To comprehensively evaluate the performance of the classification model, we employed four standard metrics: accuracy, precision, recall, and F1 score. Accuracy measures the overall proportion of correctly predicted instances and provides a general sense of model performance. The F1 score serves as the harmonic mean of precision and recall, offering a balanced metric that is particularly useful when dealing with imbalanced datasets. Together, these metrics offer a comprehensive and reliable framework for evaluating classification performance. The formula is as follows:

$$P{recision}=\frac{{True\;Positives}}{{True}\,{Positives}+{False}\,{Positives}}$$
(2)
$${Recall}=\frac{T{rue\; Positives}}{T{rue\; Positive}+F{alse\; Negatives}}$$
(3)
$$F1{Score}=2\,\times \,\frac{P{recision}\times {Recall}}{P{recision}+{Recall}}$$
(4)
$$A{ccuracy}=\frac{{True\; Negatives}+{True\; Positives}}{{True\; Negatives}+{True\; Positives}+{False}\,{Negatives}+{False}\,{Positives}}$$
(5)

Randomization and validation strategy

To ensure methodological rigor and prevent data leakage, we adopted a stratified five-fold cross-validation strategy with strict patient-level separation, such that no data from a single subject appeared in more than one fold. Stratified random sampling preserved the class distribution of radiolucent FBA and non-FBA cases across all folds, supporting stable learning and unbiased validation. A fixed random seed was used throughout the partitioning process to maintain reproducibility and enable consistent experimental conditions.

All preprocessing and data augmentation procedures were confined strictly to the training folds within each iteration, thereby eliminating the possibility of information leakage into the validation set. We elected not to implement chronological separation due to the narrow temporal span of data collection (2017–2024) and the low prevalence of radiolucent FBA, which would have severely limited the number of positive cases available for model training. Instead, the independent evaluation cohort and external validation dataset were entirely held out from the training pipeline and reserved for final model performance assessment, ensuring an unbiased evaluation of generalization capability.

Statistical analysis

Continuous variables were assessed for normality using the Shapiro-Wilk test. Normally distributed data was expressed as mean (standard deviation) and compared between groups (FBA vs. NFBA) using the independent samples t-test. For non-normally distributed data, results were summarized as median (interquartile range, IQR) and compared using the Wilcoxon rank-sum test. Categorical variables were expressed as numbers (percentages) and compared using the chi-square test or Fisher’s exact test when the expected number of cells was less than 5. Two-sided P values less than 0.05 were considered statistically significant. All analyses were performed using R (version 4.4.2).

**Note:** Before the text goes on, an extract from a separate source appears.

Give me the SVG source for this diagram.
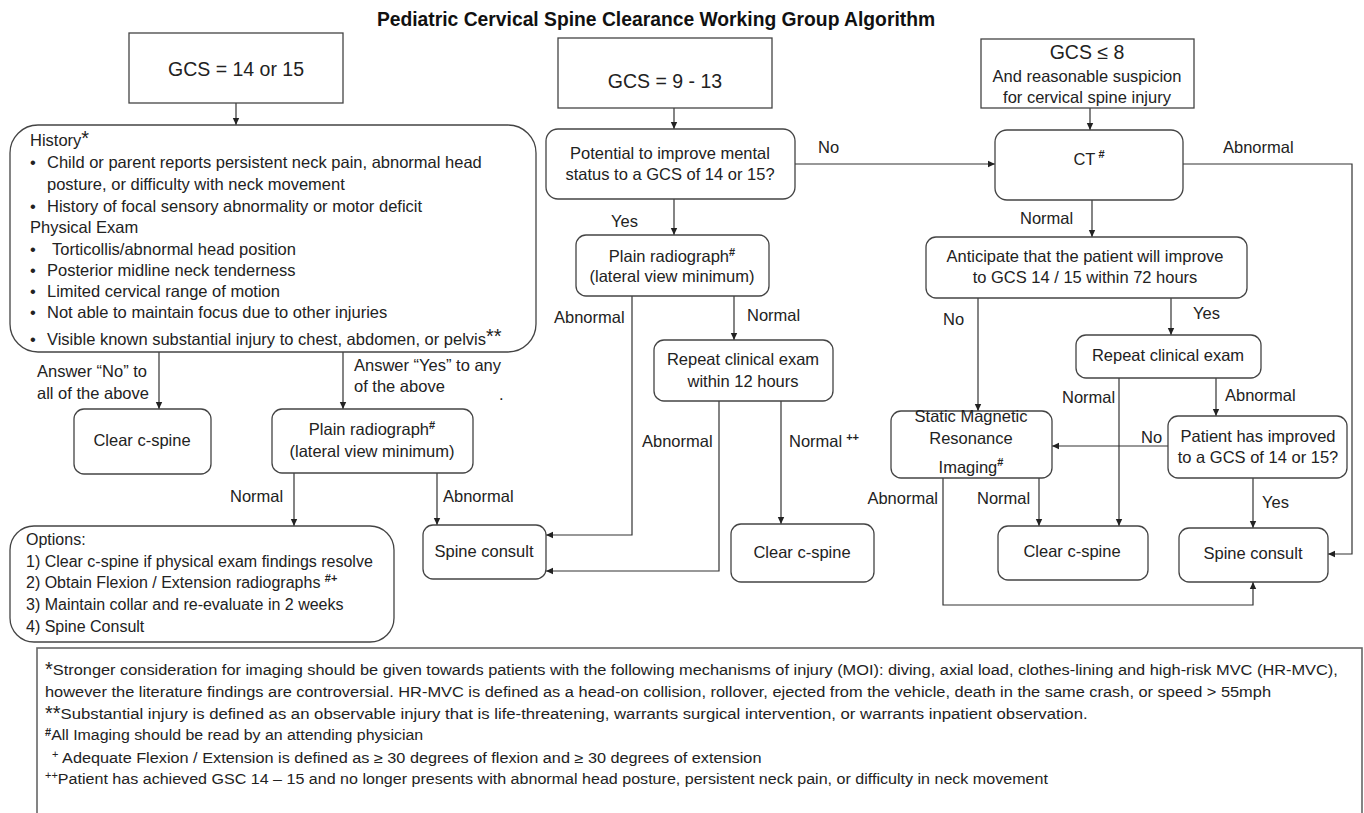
<svg xmlns="http://www.w3.org/2000/svg" width="1364" height="813" viewBox="0 0 1364 813">
<style>
text{font-family:"Liberation Sans",Arial,sans-serif;font-size:16.5px;fill:#222}
.c{text-anchor:middle}
.e{text-anchor:end}
.big{font-size:19.5px}
.title{font-size:19.3px;font-weight:bold;fill:#111}
.o{font-size:16px}
.f{font-size:14px}
.box{fill:#fff;stroke:#444;stroke-width:1.3}
.ln{fill:none;stroke:#333;stroke-width:1.2}
.ft{fill:#fff;stroke:#666;stroke-width:1.6}
.sup{font-size:11px;font-weight:bold}
.star{font-size:20px}
</style>
<defs>
<marker id="ah" markerUnits="userSpaceOnUse" markerWidth="8" markerHeight="8" refX="7" refY="4" orient="auto">
<path d="M0,0.8 L7,4 L0,7.2 z" fill="#222"/>
</marker>
</defs>
<rect width="1364" height="813" fill="#fff"/>
<text class="title c" x="656" y="26">Pediatric Cervical Spine Clearance Working Group Algorithm</text>

<g id="connectors" class="ln">
<path class="ln" d="M236,103 V125" marker-end="url(#ah)"/>
<path class="ln" d="M159,352 V409" marker-end="url(#ah)"/>
<path class="ln" d="M343,352 V409" marker-end="url(#ah)"/>
<path class="ln" d="M294,473 V526" marker-end="url(#ah)"/>
<path class="ln" d="M437,473 V525" marker-end="url(#ah)"/>
<path class="ln" d="M674,108 V129" marker-end="url(#ah)"/>
<path class="ln" d="M674,199 V235" marker-end="url(#ah)"/>
<path class="ln" d="M795,164 H995" marker-end="url(#ah)"/>
<path class="ln" d="M632,296 V535 H546" marker-end="url(#ah)"/>
<path class="ln" d="M734,296 V340" marker-end="url(#ah)"/>
<path class="ln" d="M719,401 V571 H546" marker-end="url(#ah)"/>
<path class="ln" d="M781,401 V524" marker-end="url(#ah)"/>
<path class="ln" d="M1090,108 V130" marker-end="url(#ah)"/>
<path class="ln" d="M1183,164 H1352 V554 H1328" marker-end="url(#ah)"/>
<path class="ln" d="M1092,200 V237" marker-end="url(#ah)"/>
<path class="ln" d="M978,298 V411" marker-end="url(#ah)"/>
<path class="ln" d="M1171,298 V335" marker-end="url(#ah)"/>
<path class="ln" d="M1119,378 V526" marker-end="url(#ah)"/>
<path class="ln" d="M1216,378 V416" marker-end="url(#ah)"/>
<path class="ln" d="M1168,446 H1052" marker-end="url(#ah)"/>
<path class="ln" d="M1039,478 V526" marker-end="url(#ah)"/>
<path class="ln" d="M943,478 V605 H1253 V582" marker-end="url(#ah)"/>
<path class="ln" d="M1253,478 V528" marker-end="url(#ah)"/>
</g>

<g id="edge-labels">
<text x="37" y="377">Answer “No” to</text>
<text x="37" y="399">all of the above</text>
<text x="354" y="371">Answer “Yes” to any</text>
<text x="354" y="392">of the above</text>
<text x="499" y="400">.</text>
<text x="230" y="502">Normal</text>
<text x="443" y="502">Abnormal</text>
<text x="818" y="153">No</text>
<text x="611" y="227">Yes</text>
<text x="554" y="323">Abnormal</text>
<text x="747" y="321">Normal</text>
<text x="642" y="447">Abnormal</text>
<text x="789" y="447">Normal<tspan class="sup" dx="4" dy="-6">++</tspan></text>
<text x="1223" y="153">Abnormal</text>
<text x="1020" y="224">Normal</text>
<text x="943" y="325">No</text>
<text x="1193" y="319">Yes</text>
<text x="1062" y="403">Normal</text>
<text x="1225" y="401">Abnormal</text>
<text x="1141" y="443">No</text>
<text x="977" y="504">Normal</text>
<text class="e" x="938" y="504">Abnormal</text>
<text x="1262" y="508">Yes</text>
</g>

<g id="gcs-14-15">
<rect class="box" x="129" y="33" width="214" height="70"/>
<text class="big c" x="236" y="76">GCS = 14 or 15</text>
</g>

<g id="history">
<rect class="box" x="10" y="125" width="526" height="227" rx="28"/>
<text x="30" y="146">History<tspan class="star" dy="-1">*</tspan></text>
<text x="30" y="168">•</text><text x="47" y="168">Child or parent reports persistent neck pain, abnormal head</text>
<text x="47" y="190">posture, or difficulty with neck movement</text>
<text x="30" y="212">•</text><text x="47" y="212">History of focal sensory abnormality or motor deficit</text>
<text x="30" y="233">Physical Exam</text>
<text x="30" y="255">•</text><text x="52" y="255">Torticollis/abnormal head position</text>
<text x="30" y="276">•</text><text x="47" y="276">Posterior midline neck tenderness</text>
<text x="30" y="297">•</text><text x="47" y="297">Limited cervical range of motion</text>
<text x="30" y="318">•</text><text x="47" y="318">Not able to maintain focus due to other injuries</text>
<text x="30" y="345">•</text><text x="47" y="345">Visible known substantial injury to chest, abdomen, or pelvis<tspan class="star" dy="-2">**</tspan></text>
</g>

<g id="clear-left">
<rect class="box" x="74" y="409" width="137" height="65" rx="10"/>
<text class="c" x="142" y="446">Clear c-spine</text>
</g>

<g id="plain-left">
<rect class="box" x="272" y="409" width="201" height="64" rx="10"/>
<text class="c" x="372" y="435">Plain radiograph<tspan class="sup" dy="-6">#</tspan></text>
<text class="c" x="372" y="457">(lateral view minimum)</text>
</g>

<g id="options">
<rect class="box" x="10" y="526" width="384" height="116" rx="24"/>
<text class="o" x="26" y="545">Options:</text>
<text class="o" x="26" y="567">1) Clear c-spine if physical exam findings resolve</text>
<text class="o" x="26" y="588">2) Obtain Flexion / Extension radiographs <tspan class="sup" dy="-6">#+</tspan></text>
<text class="o" x="26" y="610">3) Maintain collar and re-evaluate in 2 weeks</text>
<text class="o" x="26" y="632">4) Spine Consult</text>
</g>

<g id="spine-left">
<rect class="box" x="423" y="525" width="123" height="54" rx="10"/>
<text class="c" x="484" y="557">Spine consult</text>
</g>

<g id="gcs-9-13">
<rect class="box" x="558" y="38" width="214" height="70"/>
<text class="big c" x="665" y="88">GCS =  9 - 13</text>
</g>

<g id="potential">
<rect class="box" x="546" y="129" width="249" height="70" rx="12"/>
<text class="c" x="670" y="159">Potential to improve mental</text>
<text class="c" x="670" y="180">status to a GCS of 14 or 15?</text>
</g>

<g id="plain-mid">
<rect class="box" x="576" y="235" width="193" height="61" rx="10"/>
<text class="c" x="672" y="262">Plain radiograph<tspan class="sup" dy="-6">#</tspan></text>
<text class="c" x="672" y="282">(lateral view minimum)</text>
</g>

<g id="repeat-12">
<rect class="box" x="654" y="340" width="179" height="61" rx="10"/>
<text class="c" x="743" y="365">Repeat clinical exam</text>
<text class="c" x="743" y="387">within 12 hours</text>
</g>

<g id="clear-mid">
<rect class="box" x="731" y="524" width="143" height="58" rx="10"/>
<text class="c" x="802" y="558">Clear c-spine</text>
</g>

<g id="gcs-8">
<rect class="box" x="981" y="39" width="213" height="69"/>
<text class="big c" x="1087" y="59">GCS ≤ 8</text>
<text class="c" x="1087" y="82">And reasonable suspicion</text>
<text class="c" x="1087" y="103">for cervical spine injury</text>
</g>

<g id="ct">
<rect class="box" x="995" y="130" width="188" height="70" rx="12"/>
<text class="c" x="1089" y="165">CT<tspan class="sup" dx="3" dy="-7">#</tspan></text>
</g>

<g id="anticipate">
<rect class="box" x="926" y="237" width="321" height="61" rx="10"/>
<text class="c" x="1085" y="262">Anticipate that the patient will improve</text>
<text class="c" x="1085" y="283">to GCS 14 / 15 within 72 hours</text>
</g>

<g id="repeat-right">
<rect class="box" x="1076" y="335" width="185" height="43" rx="10"/>
<text class="c" x="1168" y="361">Repeat clinical exam</text>
</g>

<g id="patient-improved">
<rect class="box" x="1168" y="416" width="179" height="62" rx="10"/>
<text class="c" x="1258" y="442">Patient has improved</text>
<text class="c" x="1258" y="463">to a GCS of 14 or 15?</text>
</g>

<g id="mri">
<rect class="box" x="891" y="411" width="161" height="67" rx="10"/>
<text class="c" x="971" y="422">Static Magnetic</text>
<text class="c" x="971" y="444">Resonance</text>
<text class="c" x="971" y="473">Imaging<tspan class="sup" dy="-7">#</tspan></text>
</g>

<g id="clear-right">
<rect class="box" x="998" y="526" width="150" height="54" rx="10"/>
<text class="c" x="1072" y="557">Clear c-spine</text>
</g>

<g id="spine-right">
<rect class="box" x="1179" y="528" width="149" height="54" rx="10"/>
<text class="c" x="1253" y="559">Spine consult</text>
</g>

<g id="footnotes">
<rect class="ft" x="37" y="648" width="1325" height="200"/>
<text class="f" x="45" y="675"><tspan class="star" dy="1">*</tspan><tspan dy="-1" textLength="1285" lengthAdjust="spacingAndGlyphs">Stronger consideration for imaging should be given towards patients with the following mechanisms of injury (MOI): diving, axial load, clothes-lining and high-risk MVC (HR-MVC),</tspan></text>
<text class="f" x="45" y="697" textLength="1226" lengthAdjust="spacingAndGlyphs">however the literature findings are controversial. HR-MVC is defined as a head-on collision, rollover, ejected from the vehicle, death in the same crash, or speed &gt; 55mph</text>
<text class="f" x="45" y="719"><tspan class="star" dy="1">**</tspan><tspan dy="-1" textLength="1027" lengthAdjust="spacingAndGlyphs">Substantial injury is defined as an observable injury that is life-threatening, warrants surgical intervention, or warrants inpatient observation.</tspan></text>
<text class="f" x="45" y="740"><tspan class="sup" dy="-4">#</tspan><tspan dy="4" textLength="372" lengthAdjust="spacingAndGlyphs">All Imaging should be read by an attending physician</tspan></text>
<text class="f" x="52" y="763"><tspan class="sup" style="font-weight:normal" dy="-5">+</tspan><tspan dy="5" textLength="703" lengthAdjust="spacingAndGlyphs"> Adequate Flexion / Extension is defined as ≥ 30  degrees of flexion and ≥ 30 degrees of extension</tspan></text>
<text class="f" x="45" y="784"><tspan class="sup" style="font-weight:normal" dy="-5">++</tspan><tspan dy="5" textLength="990" lengthAdjust="spacingAndGlyphs">Patient has achieved GSC 14 – 15 and no longer presents with abnormal head posture, persistent neck pain, or difficulty in neck movement</tspan></text>
</g>
</svg>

To compare model performance with expert radiologists interpretation on the independent evaluation dataset, McNemar’s test was used for paired sensitivity and specificity comparisons. Bootstrapping with 1000 iterations was used to estimate 95% confidence intervals and assess differences in F1 score. All analyses were performed in Python (v3.9) using SciPy and scikit-learn.

Study design and ethical approval

This retrospective, multi-center study was conducted in compliance with the Standards for Reporting Diagnostic Accuracy Studies (STARD) guidelines32. Ethical approval was obtained from the institutional review boards of all participating centers: The Central Hospital of Wuhan (WHZXKYL2024-108), The Renmin Hospital of Wuhan University (WDRY2025-K083), and The Zhongnan Hospital of Wuhan University (2025086K). Due to the retrospective nature and full anonymization of imaging data, informed consent was waived. The study aimed to develop and evaluate a deep learning pipeline for detecting radiolucent foreign body aspiration from chest computed tomography scans by combining high-precision airway segmentation with multi-view convolutional classification. Three datasets were used: internal modeling, external validation, and independent evaluation, with strict cohort separation throughout all stages of development and testing.